----- Given material -----
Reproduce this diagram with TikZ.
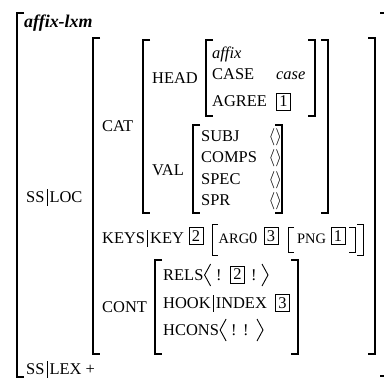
\documentclass[tikz,border=0pt]{standalone}
\usepackage{fontspec}
\setmainfont{Liberation Serif}
\usetikzlibrary{positioning}
\newcommand{\featbar}{\hspace{2.2bp}\rule[-3.5bp]{0.7bp}{16.5bp}\hspace{2.2bp}}
\tikzstyle{feat}=[anchor=base west, inner sep=0pt, font=\fontsize{16.5}{19}\selectfont]
\tikzstyle{atom}=[anchor=base west, inner sep=0pt, font=\fontsize{16.5}{19}\selectfont\itshape]
\tikzstyle{tag}=[draw, line width=0.6pt, inner sep=0pt, minimum width=14bp, minimum height=17bp, font=\fontsize{16.5}{19}\selectfont]
\tikzstyle{brk}=[line width=1.5pt]
\tikzstyle{sbrk}=[line width=0.9pt]

\begin{document}
\begin{tikzpicture}[x=1bp, y=-1bp]

  \useasboundingbox (0,0) rectangle (384,379);

  % left and right brackets: x / top / bottom
  \foreach \x/\ya/\yb in {17/13/377, 93/38/354, 143/40/213, 206/40/116, 193/125/213, 155/260/354}
    \draw[brk] (\x+7,\ya) -- (\x,\ya) -- (\x,\yb) -- (\x+7,\yb);
  \foreach \x/\ya/\yb in {387/13/376, 375/38/354, 328/40/213, 315/40/116, 282/125/213, 298/260/354}
    \draw[brk] (\x-7,\ya) -- (\x,\ya) -- (\x,\yb) -- (\x-7,\yb);

  % type and top features
  \node[atom, font=\fontsize{18}{21}\selectfont\bfseries\itshape] (type) at (24,27) {affix-lxm};
  \node[feat] (ssloc) at (26,202) {SS\featbar LOC};
  \node[feat] (sslex) at (26,374) {SS\featbar LEX +};
  \node[feat] (cat) at (102,131) {CAT};
  \node[feat] (keys) at (102,243) {KEYS\featbar KEY};
  \node[feat] (cont) at (102,312) {CONT};

  % CAT
  \node[feat] (head) at (152,83) {HEAD};
  \node[feat] (val) at (152,175) {VAL};
  \node[atom] (headtype) at (212,58) {affix};
  \node[feat] (case) at (212,79) {CASE};
  \node[atom] (caseval) at (276,79) {case};
  \node[feat] (agree) at (212,106) {AGREE};
  \node[tag] (agreetag) at (283.5,101.5) {1};

  \foreach \name/\y in {SUBJ/141, COMPS/162, SPEC/184, SPR/205}
    \node[feat] (\name) at (201,\y) {\name};
  \foreach \name/\y in {SUBJ/141, COMPS/162, SPEC/184, SPR/205}
    \node[feat] (\name-list) at (268.5,\y) {$\langle\rangle$};

  % KEYS|KEY
  \node[tag] (keytag) at (196,236) {2};
  \draw[sbrk] (218,224) -- (212,224) -- (212,255) -- (218,255);
  \node[feat] (arg) at (218.5,243) {{\fontsize{14.5}{16}\selectfont ARG}0};
  \node[tag] (argtag) at (271,236) {3};
  \draw[sbrk] (294,227) -- (288,227) -- (288,252) -- (294,252);
  \node[feat] (png) at (297,243) {\fontsize{14.5}{16}\selectfont PNG};
  \node[tag] (pngtag) at (338,236) {1};
  \draw[sbrk] (349,227) -- (355,227) -- (355,252) -- (349,252);
  \draw[sbrk] (357,224) -- (363,224) -- (363,255) -- (357,255);

  % CONT
  \node[feat] (rels) at (163,280) {RELS};
  \draw[sbrk] ([shift={(7,-16)}]rels.base east) -- ([shift={(1,-5)}]rels.base east) -- ([shift={(7,6)}]rels.base east);
  \node[feat] (bang1) at (216,280) {!};
  \node[tag] (relstag) at (237.5,274.5) {2};
  \node[feat] (bang2) at (251,280) {!};
  \draw[sbrk] (262,264) -- (268,275) -- (262,286);

  \node[feat] (hook) at (163,308) {HOOK\featbar INDEX};
  \node[tag] (hooktag) at (282.5,303) {3};

  \node[feat] (hcons) at (163,335) {HCONS};
  \draw[sbrk] ([shift={(7,-16)}]hcons.base east) -- ([shift={(1,-5)}]hcons.base east) -- ([shift={(7,6)}]hcons.base east);
  \node[feat] (bang3) at (231,335) {!};
  \node[feat] (bang4) at (243,335) {!};
  \draw[sbrk] (257,319) -- (263,330) -- (257,341);

\end{tikzpicture}
\end{document}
-----
## Aim of the task
Copy every line above word for word and exclude the pictures.

## Completed task
Reproduce this diagram with TikZ.
\documentclass[tikz,border=0pt]{standalone}
\usepackage{fontspec}
\setmainfont{Liberation Serif}
\usetikzlibrary{positioning}
\newcommand{\featbar}{\hspace{2.2bp}\rule[-3.5bp]{0.7bp}{16.5bp}\hspace{2.2bp}}
\tikzstyle{feat}=[anchor=base west, inner sep=0pt, font=\fontsize{16.5}{19}\selectfont]
\tikzstyle{atom}=[anchor=base west, inner sep=0pt, font=\fontsize{16.5}{19}\selectfont\itshape]
\tikzstyle{tag}=[draw, line width=0.6pt, inner sep=0pt, minimum width=14bp, minimum height=17bp, font=\fontsize{16.5}{19}\selectfont]
\tikzstyle{brk}=[line width=1.5pt]
\tikzstyle{sbrk}=[line width=0.9pt]

\begin{document}
\begin{tikzpicture}[x=1bp, y=-1bp]

  \useasboundingbox (0,0) rectangle (384,379);

  % left and right brackets: x / top / bottom
  \foreach \x/\ya/\yb in {17/13/377, 93/38/354, 143/40/213, 206/40/116, 193/125/213, 155/260/354}
    \draw[brk] (\x+7,\ya) -- (\x,\ya) -- (\x,\yb) -- (\x+7,\yb);
  \foreach \x/\ya/\yb in {387/13/376, 375/38/354, 328/40/213, 315/40/116, 282/125/213, 298/260/354}
    \draw[brk] (\x-7,\ya) -- (\x,\ya) -- (\x,\yb) -- (\x-7,\yb);

  % type and top features
  \node[atom, font=\fontsize{18}{21}\selectfont\bfseries\itshape] (type) at (24,27) {affix-lxm};
  \node[feat] (ssloc) at (26,202) {SS\featbar LOC};
  \node[feat] (sslex) at (26,374) {SS\featbar LEX +};
  \node[feat] (cat) at (102,131) {CAT};
  \node[feat] (keys) at (102,243) {KEYS\featbar KEY};
  \node[feat] (cont) at (102,312) {CONT};

  % CAT
  \node[feat] (head) at (152,83) {HEAD};
  \node[feat] (val) at (152,175) {VAL};
  \node[atom] (headtype) at (212,58) {affix};
  \node[feat] (case) at (212,79) {CASE};
  \node[atom] (caseval) at (276,79) {case};
  \node[feat] (agree) at (212,106) {AGREE};
  \node[tag] (agreetag) at (283.5,101.5) {1};

  \foreach \name/\y in {SUBJ/141, COMPS/162, SPEC/184, SPR/205}
    \node[feat] (\name) at (201,\y) {\name};
  \foreach \name/\y in {SUBJ/141, COMPS/162, SPEC/184, SPR/205}
    \node[feat] (\name-list) at (268.5,\y) {$\langle\rangle$};

  % KEYS|KEY
  \node[tag] (keytag) at (196,236) {2};
  \draw[sbrk] (218,224) -- (212,224) -- (212,255) -- (218,255);
  \node[feat] (arg) at (218.5,243) {{\fontsize{14.5}{16}\selectfont ARG}0};
  \node[tag] (argtag) at (271,236) {3};
  \draw[sbrk] (294,227) -- (288,227) -- (288,252) -- (294,252);
  \node[feat] (png) at (297,243) {\fontsize{14.5}{16}\selectfont PNG};
  \node[tag] (pngtag) at (338,236) {1};
  \draw[sbrk] (349,227) -- (355,227) -- (355,252) -- (349,252);
  \draw[sbrk] (357,224) -- (363,224) -- (363,255) -- (357,255);

  % CONT
  \node[feat] (rels) at (163,280) {RELS};
  \draw[sbrk] ([shift={(7,-16)}]rels.base east) -- ([shift={(1,-5)}]rels.base east) -- ([shift={(7,6)}]rels.base east);
  \node[feat] (bang1) at (216,280) {!};
  \node[tag] (relstag) at (237.5,274.5) {2};
  \node[feat] (bang2) at (251,280) {!};
  \draw[sbrk] (262,264) -- (268,275) -- (262,286);

  \node[feat] (hook) at (163,308) {HOOK\featbar INDEX};
  \node[tag] (hooktag) at (282.5,303) {3};

  \node[feat] (hcons) at (163,335) {HCONS};
  \draw[sbrk] ([shift={(7,-16)}]hcons.base east) -- ([shift={(1,-5)}]hcons.base east) -- ([shift={(7,6)}]hcons.base east);
  \node[feat] (bang3) at (231,335) {!};
  \node[feat] (bang4) at (243,335) {!};
  \draw[sbrk] (257,319) -- (263,330) -- (257,341);

\end{tikzpicture}
\end{document}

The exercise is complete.